Sambutan kemenangan untuk Prabowo menular ke mana-mana. Menjalar ke segala arah; baik secara geografis, demografis, maupun ideologis. Inilah yang disebut “Prabowo unites the Nation”. Dari segi geografis, tidak ada lagi sekat teritorial. Tidak ada lagi klaim “Jawa Tengah kandang Banteng”. Juga tidak terlihat partisi demografi. Misalnya, lihatlah eksodus ratusan pengusaha Tionghoa ke kubu Prabowo-Sandi. Begitu juga secara ideologis. Rakyat dari macam-macam keyakinan reliji mengacungkan ‘salam dua jari’.
Probowo unites the Nation. Prabowo menyatukan bangsa. Beliau menang sebelum bertanding. Begitulah faktanya. Ini kenyataan yang meluas.
Kalau diambil terminologi yang sangat tersohor di dunia hukum, Prabowo pantas disebut ‘menang de-facto’. Menang faktual. Menang di lapangan.

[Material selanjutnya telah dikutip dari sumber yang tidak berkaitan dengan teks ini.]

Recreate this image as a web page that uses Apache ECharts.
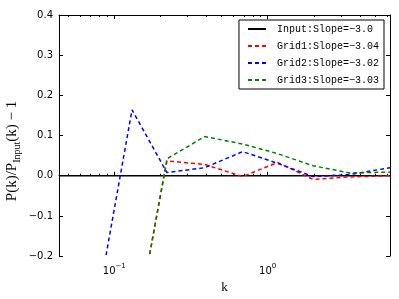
<!DOCTYPE html>
<html><head><meta charset="utf-8">
<script src="https://cdn.jsdelivr.net/npm/echarts@6/dist/echarts.min.js"></script>
<style>html,body{margin:0;padding:0;background:#fff}#c{width:399px;height:299px}</style>
</head><body><div id="c"></div>
<script>
// k grid (x values)
var kValues = [0.0436, 0.0762, 0.1305, 0.2204, 0.388, 0.687, 1.16, 1.97, 3.43, 6.27];
// Input: constant zero
var inputVals = [0, 0, 0, 0, 0, 0, 0, 0, 0, 0];
var grid1Vals = [null, null, -0.435, 0.037, 0.028, -0.002, 0.033, -0.009, -0.003, 0.0];
var grid2Vals = [null, -0.335, 0.164, 0.008, 0.020, 0.060, 0.031, -0.002, 0.003, 0.020];
var grid3Vals = [null, null, -0.435, 0.042, 0.0975, 0.079, 0.055, 0.025, 0.007, 0.009];
var seriesNames = ['Input:Slope=\u22123.0', 'Grid1:Slope=\u22123.04', 'Grid2:Slope=\u22123.02', 'Grid3:Slope=\u22123.03'];
var yTicks = [-0.2, -0.1, 0.0, 0.1, 0.2, 0.3, 0.4];
var xMajor = [0.1, 1];
var xMinor = [0.05, 0.06, 0.07, 0.08, 0.09, 0.2, 0.3, 0.4, 0.5, 0.6, 0.7, 0.8, 0.9, 2, 3, 4, 5, 6];

function pairs(vals) {
  var out = [];
  for (var i = 0; i < kValues.length; i++) if (vals[i] !== null) out.push([kValues[i], vals[i]]);
  return out;
}
var kMin = kValues[0], kMax = kValues[kValues.length - 1];
var sansFont = 'DejaVu Sans';

function xAx(pos, ticks, len, showLine, showLabel) {
  return {
    type: 'log', logBase: 10, min: kMin, max: kMax, position: pos,
    axisLine: {show: showLine, lineStyle: {color: '#000', width: 1}},
    axisTick: {show: true, inside: true, length: len, customValues: ticks, lineStyle: {color: '#000', width: 1}},
    axisLabel: showLabel ? {
      show: true, customValues: ticks, margin: 6, color: '#000', fontFamily: sansFont, fontSize: 10,
      formatter: function (v) {
        var e = Math.round(Math.log10(v));
        return '{b|10}{e|' + (e < 0 ? '\u2212' + (-e) : e) + '}';
      },
      rich: {
        b: {fontSize: 10, fontFamily: sansFont, color: '#000', lineHeight: 14, verticalAlign: 'bottom'},
        e: {fontSize: 7, fontFamily: sansFont, color: '#000', lineHeight: 14, verticalAlign: 'bottom', padding: [0, 0, 6, 0]}
      }
    } : {show: false},
    splitLine: {show: false},
    minorTick: {show: false}
  };
}
function yAx(pos, showLabel) {
  return {
    type: 'value', min: -0.2, max: 0.4, interval: 0.1, position: pos,
    axisLine: {show: true, lineStyle: {color: '#000', width: 1}},
    axisTick: {show: true, inside: true, length: 4, lineStyle: {color: '#000', width: 1}},
    axisLabel: {show: showLabel, color: '#000', fontFamily: sansFont, fontSize: 10, margin: 6,
      formatter: function (v) { var s = Math.abs(v) < 1e-9 ? '0.0' : v.toFixed(1); return s.replace('-', '\u2212'); }},
    splitLine: {show: false}
  };
}
var colors = ['#000000', '#ff0000', '#0000ff', '#008000'];
var allVals = [inputVals, grid1Vals, grid2Vals, grid3Vals];
var series = allVals.map(function (vals, i) {
  return {
    name: seriesNames[i], type: 'line', xAxisIndex: 0, yAxisIndex: 0,
    data: pairs(vals), showSymbol: false, symbol: 'none', silent: true, animation: false,
    clip: true, z: 2 + i,
    lineStyle: i === 0 ? {color: colors[i], width: 1.6, type: 'solid'} : {color: colors[i], width: 1.5, type: [4, 3]},
    itemStyle: {color: colors[i]}
  };
});
var chart = echarts.init(document.getElementById('c'), null, {renderer: 'canvas'});
chart.setOption({
  animation: false,
  backgroundColor: '#fff',
  grid: {left: 59, right: 9, top: 15, bottom: 42, containLabel: false},
  xAxis: [
    Object.assign(xAx('bottom', xMajor, 4, true, true), {name: 'k', nameLocation: 'middle', nameGap: 18,
      nameTextStyle: {fontFamily: 'Liberation Serif', fontSize: 13, color: '#000'}}),
    xAx('bottom', xMinor, 2, false, false),
    xAx('top', xMajor, 4, true, false),
    xAx('top', xMinor, 2, false, false)
  ],
  yAxis: [yAx('left', true), yAx('right', false)],
  legend: {
    orient: 'vertical', right: 15, top: 20,
    data: seriesNames,
    itemWidth: 18, itemHeight: 10, itemGap: 7,
    padding: [4, 5, 4, 8],
    itemStyle: {opacity: 0, borderWidth: 0},
    borderColor: '#000', borderWidth: 1, borderRadius: 0, backgroundColor: '#fff',
    textStyle: {fontFamily: 'Liberation Mono', fontSize: 10, color: '#000', padding: [0, 0, 0, 6]}
  },
  graphic: [{
    type: 'text', rotation: Math.PI / 2,
    x: 14, y: 151,
    style: {
      text: '{a|P(k)/P}{s|Input}{a|(k) \u2212 1}',
      rich: {
        a: {fontFamily: 'Liberation Serif', fontSize: 15, fill: '#000', verticalAlign: 'top', lineHeight: 18},
        s: {fontFamily: 'Liberation Serif', fontSize: 10, fill: '#000', verticalAlign: 'top', lineHeight: 18, padding: [7, 0, 0, 0]}
      },
      align: 'center', verticalAlign: 'middle'
    }
  }],
  series: series
});
</script></body></html>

Tinggal menunggu legitimasi pilpres 17 April 2019. Menunggu saat dia ‘menang de-jure’.
Semua orang harus bersabar. Kemenangan de-jure itu tidak terlalu lama. Lebih-kurang 100 hari saja lagi.
Nah, bagaimana dengan paslon 01, Pak Jokowi dan Ma’ruf Amin? Mereka juga menang. Itulah hebatnya pemilu/pilpres di negara kita. Bisa terjadi sama-sama menang. Cuma, perbedaannya sangat kontras. Pak Jokowi itu ‘menang de-survai’. Bukan ‘de-facto’.
Apa arti ‘menang de-survai’?
Yang dimaksud ‘menang de-survai’ adalah menang di tangan lembaga-lembaga survai yang bekerja untuk Pak Jokowi. Dalam hal ini, Jokowi-Ma’ruf Amin mereka prediksikan akan menang sekian persen. Persentasenya mewah sekali.